LA REPUBBLICA – Salvatore Piscicelli sperimenta la miscela di racconto morale e mélo
“C’è qualche ironia nel fatto che Raffaella Ponzo, la brava, simpatica Luana, così naturale sotto la crosta del trucco da ragazzaccia, così disinibita, sia nella vita una giovane studiosa di antropologia. Avrà preso il film come una ricerca sui costumi sessuali degli anziani nella società borghese?”.
Irene Bignardi per “La Repubblica”
E l’eros d’autore
diventa sentimentale
di IRENE BIGNARDI
Come molte cose legate al sesso (altrui), Il corpo dell’anima, il film con cui Salvatore Piscicelli ritorna dopo sette anni di silenzio, può, in alternativa, incuriosire, dare fastidio o fare sorridere. Per merito di Roberto Herlitzka e della sua voce off, che crea nel racconto una distanza ironica e straniata, prevale la curiosità. Curiosità per uno strano esperimento di “erotico freddo”, in cui Piscicelli miscela racconto morale e mélo, stile e goffaggini (soprattutto nelle discussioni intellettuali).
Curiosità nei confronti di un cinema eroticamente esplicito che non eccita mai (credo) per la sua malinconia di fondo. Curiosità per una storia fondata sulla bizzarra, ma non peregrina contrapposizione di due idee di estasi: quelle mistiche di Santa Teresa d’Avila – su cui il protagonista, vecchio sceneggiatore solitario, sta pensando di scrivere un film – e quelle prodotte da Luana, la ragazzotta volgare e a modo suo profondamente onesta, che gli entra in casa, ridà linfa alla sua vita, scardina una noiosa normalità.
C’è qualche ironia nel fatto che Raffaella Ponzo, la brava, simpatica Luana, così naturale sotto la crosta del trucco da ragazzaccia, così disinibita (tutto l’eros, assai esplicito e spesso buffo, è a carico suo, su Herlitzka la cinepresa di Saverio Guarna sfuma, dissolve, passa alle reazioni più che alle azioni), sia nella vita una giovane studiosa di antropologia. Avrà preso il film come una ricerca sui costumi sessuali degli anziani nella società borghese? Sappia che quel (relativamente) lieto fine non è realistico.

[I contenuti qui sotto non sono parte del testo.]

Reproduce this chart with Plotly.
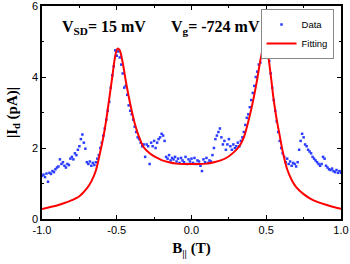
import numpy as np
import plotly.graph_objects as go

# Measured data (B in T, |Id| in pA)
data_B = [round(-1.0 + 0.01 * i, 2) for i in range(201)]
data_I = [
    1.22, 1.25, 1.18, 1.28, 1.05, 1.30, 1.27, 1.35, 1.32, 1.40,
    1.45, 1.48, 1.68, 1.55, 1.60, 1.50, 1.45, 1.55, 1.52, 1.70,
    1.75, 1.68, 1.85, 1.80, 1.95, 2.05, 2.25, 2.38, 2.15, 1.98,
    1.60, 1.55, 1.62, 1.50, 1.58, 1.52, 1.60, 1.70, 1.80, 2.00,
    2.15, 2.35, 2.55, 2.80, 3.05, 3.30, 3.70, 4.05, 4.30, 4.75,
    4.60, 4.72, 4.55, 4.35, 4.10, 3.70, 3.75, 3.50, 3.20, 3.05,
    2.95, 2.80, 2.60, 2.45, 2.30, 2.25, 2.15, 2.05, 2.10, 1.75,
    2.10, 2.05, 1.55, 2.15, 2.05, 2.20, 2.00, 2.15, 2.25, 2.30,
    2.40, 2.35, 2.20, 1.75, 1.70, 1.80, 1.65, 1.72, 1.68, 1.75,
    1.62, 1.70, 1.58, 1.72, 1.65, 1.60, 1.75, 1.55, 1.68, 1.62,
    1.70, 1.58, 1.72, 1.55, 1.65, 1.62, 1.50, 1.35, 1.68, 1.60,
    1.72, 1.58, 1.65, 1.62, 1.80, 2.00, 2.25, 2.35, 2.45, 2.55,
    2.30, 2.10, 2.20, 1.95, 2.10, 2.25, 2.05, 1.95, 2.10, 2.00,
    2.05, 2.15, 2.05, 2.20, 2.30, 2.45, 2.65, 2.85, 2.95, 3.15,
    3.35, 3.55, 3.75, 4.00, 4.15, 4.35, 4.40, 4.55, 4.70, 4.65,
    4.85, 4.70, 4.45, 4.10, 3.70, 3.35, 3.05, 2.75, 2.45, 2.20,
    2.00, 1.85, 1.75, 1.60, 1.70, 1.55, 1.62, 1.50, 1.58, 1.55,
    1.48, 1.60, 1.95, 2.20, 2.40, 2.30, 2.10, 2.05, 1.95, 1.90,
    1.85, 1.75, 1.70, 1.65, 1.60, 1.55, 1.50, 1.55, 1.75, 1.70,
    1.50, 1.45, 1.40, 1.38, 1.42, 1.35, 1.32, 1.38, 1.30, 1.35,
    1.30,
]

# Fitting curve
fit_B = [-1.00, -0.95, -0.90, -0.85, -0.80, -0.75, -0.70, -0.67, -0.64, -0.61,
         -0.59, -0.57, -0.55, -0.53, -0.51, -0.495, -0.48, -0.46, -0.44, -0.42,
         -0.40, -0.38, -0.35, -0.32, -0.28, -0.24, -0.20, -0.15, -0.10, -0.05,
         0.00, 0.05, 0.10, 0.15, 0.20, 0.24, 0.28, 0.32, 0.35, 0.38,
         0.40, 0.42, 0.44, 0.46, 0.48, 0.495, 0.51, 0.53, 0.55, 0.57,
         0.59, 0.61, 0.64, 0.67, 0.70, 0.75, 0.80, 0.85, 0.90, 0.95, 1.00]
fit_I = [0.28, 0.33, 0.38, 0.45, 0.53, 0.64, 0.86, 1.06, 1.36, 1.90,
         2.30, 2.80, 3.40, 4.00, 4.60, 4.80, 4.75, 4.40, 3.90, 3.45,
         3.05, 2.70, 2.30, 2.02, 1.85, 1.74, 1.66, 1.60, 1.56, 1.55,
         1.55, 1.55, 1.56, 1.60, 1.66, 1.74, 1.87, 2.05, 2.30, 2.75,
         3.10, 3.50, 3.95, 4.45, 4.78, 4.80, 4.65, 4.05, 3.35, 2.80,
         2.35, 1.90, 1.40, 1.10, 0.90, 0.70, 0.56, 0.47, 0.40, 0.34, 0.29]

x_ticks = [-1.0, -0.5, 0.0, 0.5, 1.0]
x_tick_labels = ["-1.0", "-0.5", "0.0", "0.5", "1.0"]
y_ticks = [0, 2, 4, 6]

fig = go.Figure()
fig.add_trace(go.Scatter(
    x=data_B, y=data_I, mode="markers", name="Data",
    marker=dict(color="#2a3cff", size=2.5, symbol="square"),
))
fig.add_trace(go.Scatter(
    x=fit_B, y=fit_I, mode="lines", name="Fitting",
    line=dict(color="#ff0000", width=2, shape="spline", smoothing=0.8),
))

axis_common = dict(
    showline=True, linecolor="black", linewidth=1.5, mirror="ticks",
    ticks="inside", ticklen=4, tickwidth=1, tickcolor="black",
    showgrid=False, zeroline=False, automargin=False,
    ticklabeloverflow="allow",
    tickfont=dict(family="Liberation Sans, Arial", size=11, color="black"),
)

fig.update_xaxes(
    range=[-1.0, 1.0], tickvals=x_ticks, ticktext=x_tick_labels,
    minor=dict(ticks="inside", ticklen=2, dtick=0.25, tickcolor="black"),
    title=dict(text="<b>B<sub>||</sub> (T)</b>", standoff=8,
               font=dict(family="Liberation Serif, Times New Roman", size=15, color="black")),
    **axis_common,
)
fig.update_yaxes(
    range=[0, 6], tickvals=y_ticks,
    minor=dict(ticks="inside", ticklen=2, dtick=1, tickcolor="black"),
    title=dict(text="<b>|I<sub>d</sub> (pA)|</b>", standoff=11,
               font=dict(family="Liberation Serif, Times New Roman", size=15, color="black")),
    **axis_common,
)

fig.add_annotation(
    x=0.06, y=0.9, xref="paper", yref="paper", xanchor="left", yanchor="middle",
    text="<b>V<sub>SD</sub>= 15 mV</b>", showarrow=False,
    font=dict(family="Liberation Serif, Times New Roman", size=16, color="black"),
)
fig.add_annotation(
    x=0.425, y=0.9, xref="paper", yref="paper", xanchor="left", yanchor="middle",
    text="<b>V<sub>g</sub>= -724 mV</b>", showarrow=False,
    font=dict(family="Liberation Serif, Times New Roman", size=16, color="black"),
)

fig.update_layout(
    width=350, height=264,
    margin=dict(l=42, r=9, t=6, b=45),
    paper_bgcolor="white", plot_bgcolor="white",
    showlegend=True,
    legend=dict(
        x=0.975, y=0.986, xanchor="right", yanchor="top",
        bgcolor="white", bordercolor="#888888", borderwidth=1,
        font=dict(family="Liberation Sans, Arial", size=9.5, color="black"),
        itemwidth=30, tracegroupgap=0,
    ),
)

fig.write_html(
    "out.html",
    config={"displayModeBar": False},
    post_script="document.body.style.margin='0';document.body.style.overflow='hidden';",
)
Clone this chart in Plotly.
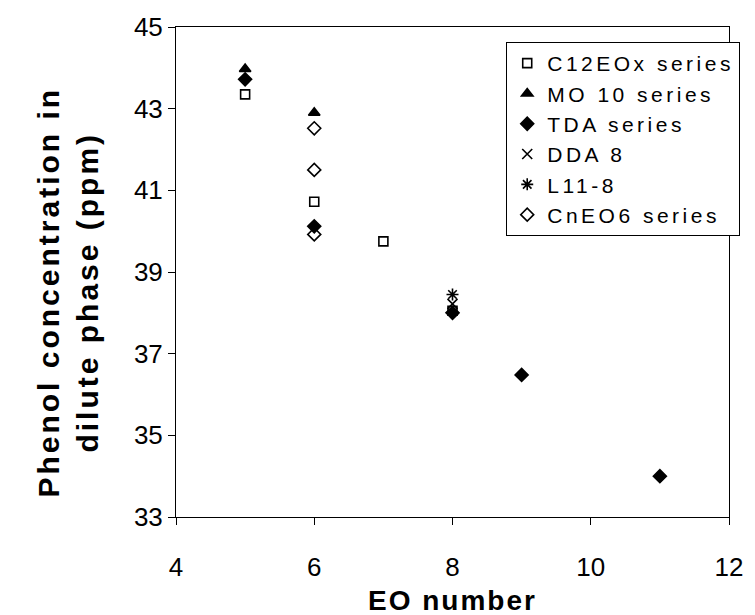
import plotly.graph_objects as go

# EO number (x) and phenol concentration in dilute phase, ppm (y) per surfactant series
c12eox_x = [5, 6, 7, 8]
c12eox_y = [43.35, 40.72, 39.75, 38.05]

mo10_x = [5, 6]
mo10_y = [43.97, 42.9]

tda_x = [5, 6, 8, 9, 11]
tda_y = [43.72, 40.12, 38.0, 36.48, 34.0]

dda8_x = [8]
dda8_y = [38.22]

l118_x = [8]
l118_y = [38.45]

cneo6_x = [6, 6, 6]
cneo6_y = [42.52, 41.5, 39.92]

series = [
    ("C12EOx series", c12eox_x, c12eox_y, "square-open", 9),
    ("MO 10 series", mo10_x, mo10_y, "triangle-up", 10),
    ("TDA series", tda_x, tda_y, "diamond", 10),
    ("DDA 8", dda8_x, dda8_y, "x-thin-open", 10),
    ("L11-8", l118_x, l118_y, "asterisk-open", 10),
    ("CnEO6 series", cneo6_x, cneo6_y, "diamond-open", 10),
]

x_title = "EO number"
y_title = ["Phenol concentration in", "dilute phase (ppm)"]


def spaced(text, px):
    return f'<span style="letter-spacing:{px}px">{text}</span>'


fig = go.Figure()
for i, (name, xs, ys, sym, size) in enumerate(series):
    fig.add_trace(go.Scatter(
        x=xs, y=ys, mode="markers", name=spaced(name, 3.5), legendgroup=f"g{i}",
        marker=dict(symbol=sym, size=size, color="black",
                    line=dict(color="black", width=1.6)),
    ))

font_family = "Liberation Sans, Arial, sans-serif"

W, H = 755, 615
ML, MR, MT, MB = 176, 18, 27, 98
plot_w, plot_h = W - ML - MR, H - MT - MB

fig.update_layout(
    width=W, height=H,
    margin=dict(l=ML, r=MR, t=MT, b=MB),
    paper_bgcolor="white", plot_bgcolor="white",
    font=dict(family=font_family, color="black", size=24),
    showlegend=True,
    legend=dict(
        x=(511 - ML) / plot_w, y=1 - (42 - MT) / plot_h,
        xanchor="left", yanchor="top",
        bordercolor="black", borderwidth=1, bgcolor="white",
        font=dict(size=21, family=font_family, color="black"),
        tracegroupgap=0, itemwidth=30,
    ),
    xaxis=dict(
        range=[4, 12], tickvals=[4, 6, 8, 10, 12],
        ticks="outside", ticklen=7, tickcolor="black",
        showline=True, linecolor="black", linewidth=1, mirror=True,
        showgrid=False, zeroline=False,
        tickfont=dict(size=26), ticklabelstandoff=20,
    ),
    yaxis=dict(
        range=[33, 45], tickvals=[33, 35, 37, 39, 41, 43, 45],
        ticks="outside", ticklen=7, tickcolor="black",
        showline=True, linecolor="black", linewidth=1, mirror=True,
        showgrid=False, zeroline=False,
        tickfont=dict(size=26),
    ),
    annotations=[
        dict(
            text="<b>" + spaced(x_title, 2) + "</b>",
            xref="paper", yref="paper",
            x=(456 - ML) / plot_w, y=-(600 - (H - MB)) / plot_h,
            xanchor="center", yanchor="middle", showarrow=False,
            font=dict(size=28, family=font_family, color="black"),
        ),
        dict(
            text="<b>" + "<br>".join(spaced(t, 3) for t in y_title) + "</b>",
            xref="paper", yref="paper",
            x=-(ML - 66) / plot_w, y=1 - (292 - MT) / plot_h,
            xanchor="center", yanchor="middle", showarrow=False,
            textangle=-90,
            font=dict(size=30, family=font_family, color="black"),
        ),
    ],
)

fig.write_html("out.html")
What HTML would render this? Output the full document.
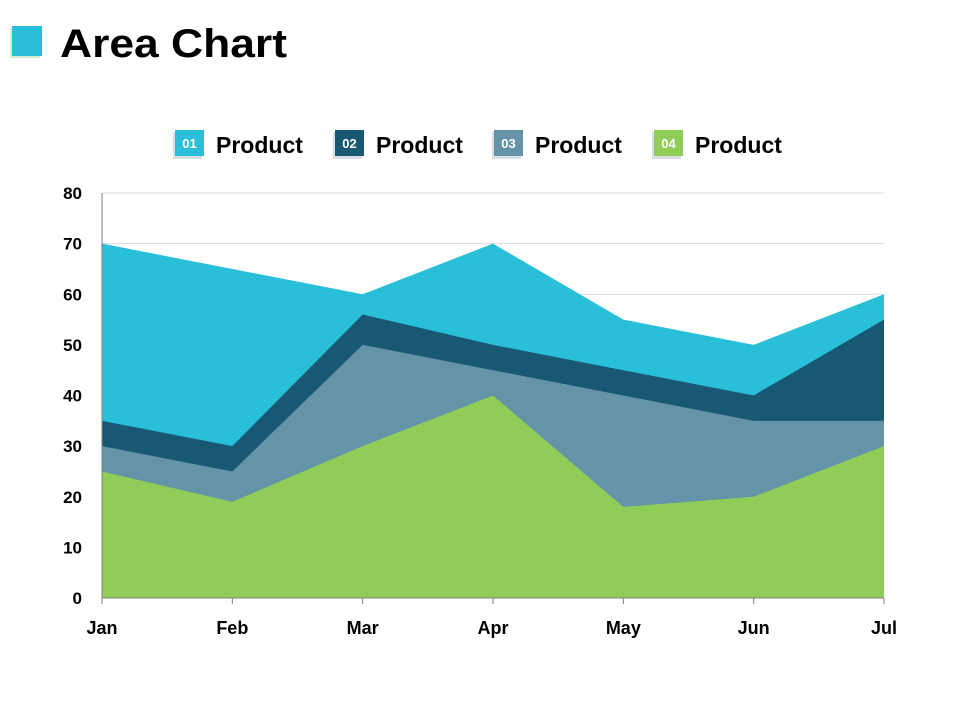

Piscicelli cita, tra i prototipi di questa storia d’amore su un vecchio che ama una donna giovane, Luci della ribalta e Tristana. Eppure chi vedrà Il corpo dell’anima (poco adatto per i pudibondi, e per chi non ha un po’ di curiosità cinefila e/o senso dell’umorismo) ritroverà una scena che sembra ripresa dritta dritta da Lolita: quando, passata la bufera erotica, Ernesto incontra Luana, “la mia Luana”, per strada, bruttina, sciupata, con un bambino appresso. L’eros d’autore è diventato sentimentale: gli oggetti del desiderio cambiano e invecchiano, ma l’amore no.